Request
Copy exactly, and only, the lines between the line holding "Give me the matplotlib source for this chart." and the line holding "rounds = np.arange(0, 2901, 20)", inclusive; skip the pictures.

Exercise input
···

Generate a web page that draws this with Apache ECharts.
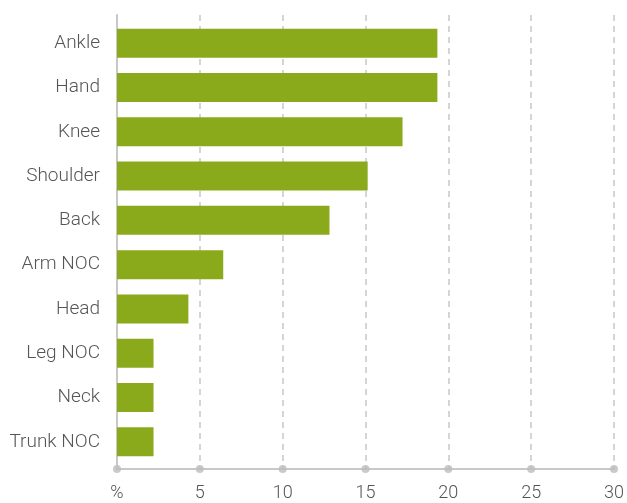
<!DOCTYPE html>
<html>
<head>
<meta charset="utf-8">
<script src="https://cdn.jsdelivr.net/npm/echarts@6/dist/echarts.min.js"></script>
<style>
  html, body { margin: 0; padding: 0; background: #fff; }
  #chart { width: 627px; height: 503px; }
</style>
</head>
<body>
<div id="chart"></div>
<script>
// injury location shares (%)
const categories = ['Ankle', 'Hand', 'Knee', 'Shoulder', 'Back', 'Arm NOC', 'Head', 'Leg NOC', 'Neck', 'Trunk NOC'];
const percents = [19.3, 19.3, 17.2, 15.1, 12.8, 6.4, 4.3, 2.2, 2.2, 2.2];
const tickValues = [0, 5, 10, 15, 20, 25, 30];

const myChart = echarts.init(document.getElementById('chart'));

const labelFont = { fontFamily: 'Roboto', fontWeight: 300, fontSize: 19, color: '#555' };

let option = {
	animation: false,
	grid: [
		// axes frame
		{ left: 117, right: 12, top: 15, bottom: 34 },
		// bars
		{ left: 117, right: 12, top: 21, bottom: 39 }
	],
	xAxis: [{
		gridIndex: 0,
		type: 'value',
		min: 0,
		max: 30,
		interval: 5,
		axisLine: { show: true, lineStyle: { color: '#c8c8c8', width: 2 } },
		axisTick: { show: false },
		axisLabel: Object.assign({
			margin: 15,
			formatter: function(v) { return v === 0 ? '%' : v; }
		}, labelFont, { fontSize: 18 }),
		splitLine: { show: true, lineStyle: { color: '#c8c8c8', width: 1.5, type: [6, 5] } }
	}, {
		gridIndex: 1,
		type: 'value',
		min: 0,
		max: 30,
		show: false
	}],
	yAxis: [{
		gridIndex: 0,
		type: 'value',
		min: 0,
		max: 1,
		axisLine: { show: true, lineStyle: { color: '#c8c8c8', width: 2 } },
		axisTick: { show: false },
		axisLabel: { show: false },
		splitLine: { show: false }
	}, {
		gridIndex: 1,
		type: 'category',
		inverse: true,
		data: categories,
		axisLine: { show: false },
		axisTick: { show: false },
		axisLabel: Object.assign({ margin: 17 }, labelFont),
		splitLine: { show: false }
	}],
	series: [{
		// dots on the x axis ticks
		type: 'scatter',
		xAxisIndex: 0,
		yAxisIndex: 0,
		symbolSize: 8,
		clip: false,
		itemStyle: { color: '#bdbdbd' },
		data: tickValues.map(function(v) { return [v, 0]; }),
		z: 5
	}, {
		type: 'bar',
		xAxisIndex: 1,
		yAxisIndex: 1,
		barWidth: 29,
		itemStyle: { color: '#8aaa1b' },
		data: percents
	}]
};

myChart.setOption(option);
</script>
</body>
</html>
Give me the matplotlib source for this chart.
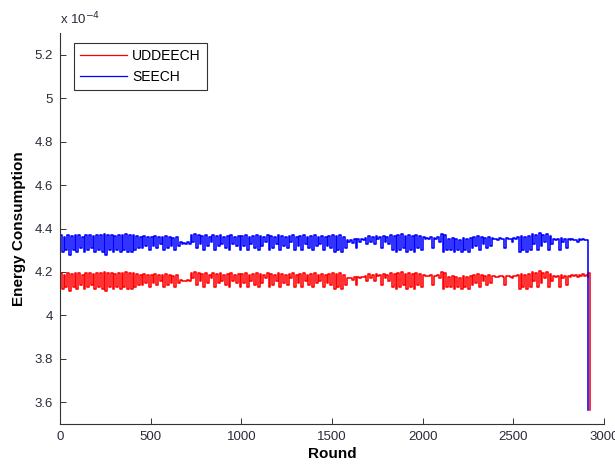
import numpy as np
import matplotlib.pyplot as plt
from matplotlib.ticker import FormatStrFormatter

plt.rcParams['font.family'] = ['Liberation Sans', 'DejaVu Sans']

# energy per round in units of 1e-4: upper and lower envelope of each 20-round window
rounds = np.arange(0, 2901, 20)

seech_hi = [
    4.37, 4.36, 4.37, 4.365, 4.37, 4.37, 4.36, 4.37, 4.37, 4.365, 4.37, 4.37, 4.375, 4.37, 4.37, 4.365,
    4.37, 4.37, 4.375, 4.37, 4.37, 4.365,
    4.36, 4.365, 4.36, 4.36, 4.365, 4.36, 4.36, 4.365, 4.36, 4.355, 4.36,
    4.34, 4.335, 4.34,
    4.37, 4.375, 4.37, 4.365, 4.37, 4.36, 4.37, 4.365, 4.37, 4.36, 4.365, 4.37, 4.36, 4.365,
    4.365, 4.37, 4.36, 4.365, 4.37, 4.365, 4.36, 4.37, 4.365, 4.36, 4.37, 4.365, 4.36, 4.365, 4.37, 4.36,
    4.365, 4.37, 4.36, 4.365, 4.37, 4.36, 4.365, 4.36, 4.365,
    4.37, 4.365, 4.37, 4.36,
    4.345, 4.345, 4.35, 4.35, 4.35, 4.355,
    4.365, 4.36, 4.365, 4.36, 4.365, 4.36,
    4.37, 4.365, 4.37, 4.375, 4.365, 4.37, 4.365, 4.37, 4.365,
    4.36, 4.355, 4.36, 4.355, 4.36,
    4.375, 4.37,
    4.35, 4.355, 4.35, 4.345, 4.355, 4.35, 4.355,
    4.36, 4.365, 4.36, 4.355, 4.36,
    4.355, 4.35, 4.355, 4.35, 4.355, 4.35, 4.355,
    4.36, 4.365, 4.36, 4.365,
    4.375, 4.37, 4.38, 4.37, 4.375, 4.365,
    4.35, 4.35, 4.355, 4.35, 4.35,
    4.35, 4.345, 4.35, 4.35, 4.345,
]
seech_lo = [
    4.29, 4.30, 4.28, 4.30, 4.29, 4.31, 4.29, 4.30, 4.31, 4.29, 4.30, 4.29, 4.28, 4.30, 4.29, 4.30,
    4.29, 4.30, 4.29, 4.29, 4.30, 4.31,
    4.31, 4.32, 4.30, 4.32, 4.31, 4.33, 4.30, 4.31, 4.32, 4.30, 4.32,
    4.33, 4.33, 4.33,
    4.34, 4.31, 4.33, 4.30, 4.32, 4.34, 4.30, 4.32, 4.33, 4.31, 4.30, 4.33, 4.32, 4.30,
    4.32, 4.30, 4.33, 4.31, 4.30, 4.32, 4.34, 4.30, 4.31, 4.33, 4.30, 4.32, 4.31, 4.34, 4.30, 4.32,
    4.30, 4.33, 4.31, 4.30, 4.32, 4.33, 4.30, 4.32, 4.31,
    4.29, 4.30, 4.29, 4.31,
    4.34, 4.335, 4.31, 4.34, 4.345, 4.33,
    4.34, 4.33, 4.35, 4.31, 4.34, 4.33,
    4.30, 4.29, 4.30, 4.31, 4.29, 4.30, 4.29, 4.31, 4.30,
    4.35, 4.35, 4.31, 4.35, 4.34,
    4.29, 4.30,
    4.30, 4.29, 4.30, 4.29, 4.30, 4.29, 4.31,
    4.32, 4.30, 4.33, 4.31, 4.32,
    4.35, 4.345, 4.35, 4.31, 4.35, 4.34, 4.35,
    4.29, 4.30, 4.29, 4.30,
    4.33, 4.30, 4.32, 4.34, 4.30, 4.33,
    4.345, 4.30, 4.34, 4.31, 4.345,
    4.345, 4.34, 4.345, 4.345, 4.34,
]
seech_tail_rounds = [2910]
seech_tail = [3.565]

uddeech_hi = [
    4.195, 4.185, 4.195, 4.19, 4.195, 4.195, 4.185, 4.195, 4.195, 4.19, 4.195, 4.195, 4.20, 4.195, 4.195, 4.19,
    4.195, 4.195, 4.20, 4.195, 4.195, 4.19,
    4.185, 4.19, 4.185, 4.185, 4.19, 4.185, 4.185, 4.19, 4.185, 4.18, 4.185,
    4.165, 4.16, 4.165,
    4.195, 4.20, 4.195, 4.19, 4.195, 4.185, 4.195, 4.19, 4.195, 4.185, 4.19, 4.195, 4.185, 4.19,
    4.19, 4.195, 4.185, 4.19, 4.195, 4.19, 4.185, 4.195, 4.19, 4.185, 4.195, 4.19, 4.185, 4.19, 4.195, 4.185,
    4.19, 4.195, 4.185, 4.19, 4.195, 4.185, 4.19, 4.185, 4.19,
    4.195, 4.19, 4.195, 4.185,
    4.17, 4.17, 4.175, 4.175, 4.175, 4.18,
    4.19, 4.185, 4.19, 4.185, 4.19, 4.185,
    4.195, 4.19, 4.195, 4.20, 4.19, 4.195, 4.19, 4.195, 4.19,
    4.185, 4.18, 4.185, 4.18, 4.185,
    4.20, 4.195,
    4.175, 4.18, 4.175, 4.17, 4.18, 4.175, 4.18,
    4.185, 4.19, 4.185, 4.18, 4.185,
    4.18, 4.175, 4.18, 4.175, 4.18, 4.175, 4.18,
    4.185, 4.19, 4.185, 4.19,
    4.20, 4.195, 4.205, 4.195, 4.20, 4.19,
    4.18, 4.18, 4.185, 4.18, 4.18,
    4.185, 4.185, 4.185, 4.19, 4.185,
]
uddeech_lo = [
    4.12, 4.13, 4.11, 4.13, 4.12, 4.14, 4.12, 4.13, 4.14, 4.12, 4.13, 4.12, 4.11, 4.13, 4.12, 4.13,
    4.12, 4.13, 4.12, 4.12, 4.13, 4.14,
    4.14, 4.15, 4.13, 4.15, 4.14, 4.16, 4.13, 4.14, 4.15, 4.13, 4.15,
    4.16, 4.16, 4.16,
    4.17, 4.14, 4.16, 4.13, 4.15, 4.17, 4.13, 4.15, 4.16, 4.14, 4.13, 4.16, 4.15, 4.13,
    4.15, 4.13, 4.16, 4.14, 4.13, 4.15, 4.17, 4.13, 4.14, 4.16, 4.13, 4.15, 4.14, 4.17, 4.13, 4.15,
    4.13, 4.16, 4.14, 4.13, 4.15, 4.16, 4.13, 4.15, 4.14,
    4.12, 4.13, 4.12, 4.14,
    4.17, 4.165, 4.14, 4.17, 4.175, 4.16,
    4.17, 4.16, 4.18, 4.14, 4.17, 4.16,
    4.13, 4.12, 4.13, 4.14, 4.12, 4.13, 4.12, 4.14, 4.13,
    4.18, 4.18, 4.14, 4.18, 4.17,
    4.12, 4.13,
    4.13, 4.12, 4.13, 4.12, 4.13, 4.12, 4.14,
    4.15, 4.13, 4.16, 4.14, 4.15,
    4.18, 4.175, 4.18, 4.14, 4.18, 4.17, 4.18,
    4.12, 4.13, 4.12, 4.13,
    4.16, 4.13, 4.15, 4.17, 4.13, 4.16,
    4.175, 4.13, 4.17, 4.14, 4.175,
    4.18, 4.175, 4.18, 4.18, 4.175,
]
uddeech_tail_rounds = [2910, 2920]
uddeech_tail = [4.195, 3.565]


def envelope_trace(hi, lo, tail_x, tail_y):
    # each window: upper value for its first half, lower value for its second half
    x = np.column_stack([rounds, rounds + 10]).ravel()
    y = np.column_stack([hi, lo]).ravel()
    return np.concatenate([x, tail_x]), np.concatenate([y, tail_y])


fig = plt.figure(figsize=(6.15, 4.68), dpi=100)
ax = fig.add_axes([0.0976, 0.094, 0.8846, 0.8355])

x, y = envelope_trace(uddeech_hi, uddeech_lo, uddeech_tail_rounds, uddeech_tail)
ax.plot(x, y, color='#ff0000', lw=1.15, drawstyle='steps-post', label='UDDEECH')
x, y = envelope_trace(seech_hi, seech_lo, seech_tail_rounds, seech_tail)
ax.plot(x, y, color='#0000ff', lw=1.15, drawstyle='steps-post', label='SEECH')

ax.set_xlim(0, 3000)
ax.set_ylim(3.5, 5.3)
ax.set_xticks(np.arange(0, 3001, 500))
ax.set_yticks(np.arange(3.6, 5.21, 0.2))
ax.yaxis.set_major_formatter(FormatStrFormatter('%g'))

for side in ['top', 'right']:
    ax.spines[side].set_visible(False)
for side in ['left', 'bottom']:
    ax.spines[side].set_color('#333333')
    ax.spines[side].set_linewidth(0.8)
ax.tick_params(direction='in', length=4, width=0.7, color='#333333',
               labelsize=9.5, labelcolor='#2a2a3a', pad=5)

ax.set_xlabel('Round', fontsize=11, fontweight='bold', labelpad=3)
ax.set_ylabel('Energy Consumption', fontsize=11, fontweight='bold', labelpad=6)
ax.text(0.0, 1.015, r'x 10$^{-4}$', transform=ax.transAxes, fontsize=9.5,
        color='#2a2a3a', va='bottom', ha='left')

leg = ax.legend(loc='upper left', bbox_to_anchor=(0.025, 0.975), borderaxespad=0,
                fontsize=10, handlelength=3.4, labelspacing=0.5, borderpad=0.45,
                handletextpad=0.35, fancybox=False, framealpha=1,
                edgecolor='#333333')
leg.get_frame().set_linewidth(0.8)
for line in leg.get_lines():
    line.set_linewidth(0.9)

fig.savefig('out.png', dpi=100)
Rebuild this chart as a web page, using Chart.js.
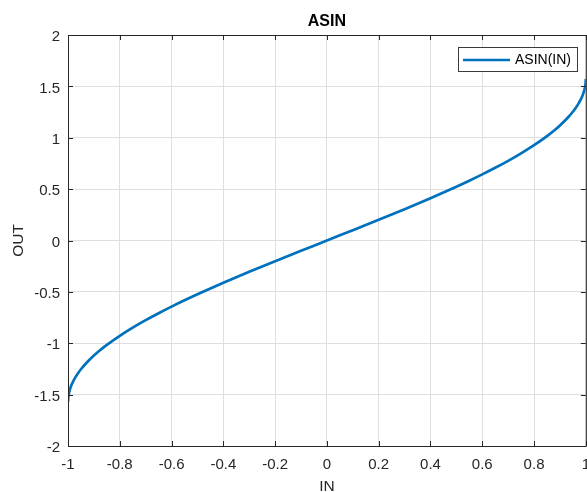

···

Output of the task
Give me the matplotlib source for this chart.
import numpy as np
import matplotlib.pyplot as plt
from matplotlib.ticker import FormatStrFormatter

plt.rcParams['font.family'] = ['Liberation Sans', 'DejaVu Sans']

# energy per round in units of 1e-4: upper and lower envelope of each 20-round window
rounds = np.arange(0, 2901, 20)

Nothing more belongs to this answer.